Over the past several months, countless Americans have found themselves getting involved in political activism, owing to the deep unpopularity of the new presidential administration, and the raft of controversial right-wing policies it's embraced. In particular, Trump's immigration and refugee ban ― first introduced to the public as an overt Muslim ban during the 2016 presidential campaign ― drove thousands of protesters to airports across the country; when the GOP-led Congress attempted to repeal the Affordable Care Act, they were deluged with phone calls pleading and demanding they not do so.
And it's pretty simple to find the information you need — all you need to do is go to your senator's website and retrieve their contact information, whether for their Washington, D.C. offices or their state-level offices. And you can easily find your senator's website and contact information by way of the online U.S. Senate directory.
Although it makes a lot of intuitive sense to call your senator's national phone line, some with experience working in congressional offices have argued that calling state-level offices can make an even bigger impact. So, if you want to engage this way, you could consider calling in to all your senators' offices. Remember, it's important to be polite, but also very firm and clear about how you feel.
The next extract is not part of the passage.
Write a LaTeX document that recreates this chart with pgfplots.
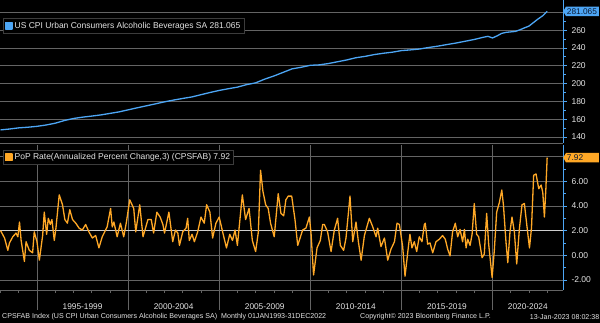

Unfortunately, the situation is not as favorable for progressives as it was during the Obamacare repeal effort. While the obstacles between the Republican party and a successful repeal were many ― undoing a massive program relied on by millions of Americans is a seismic act that posed serious political consequences ― it's far easier for the GOP to simply accept Trump's decision on DACA and not take any proactive steps to fight against it. And yet, even in situations that seem desperate, overwhelming public pressure can only help, raising and focusing awareness on the plight of the hundreds of thousands of DREAMers throughout the country.
So if you have the time and the inclination, and whether you live in a Republican or Democratic state, you should consider giving your senator a call and letting them know you want this to be a central issue going forward.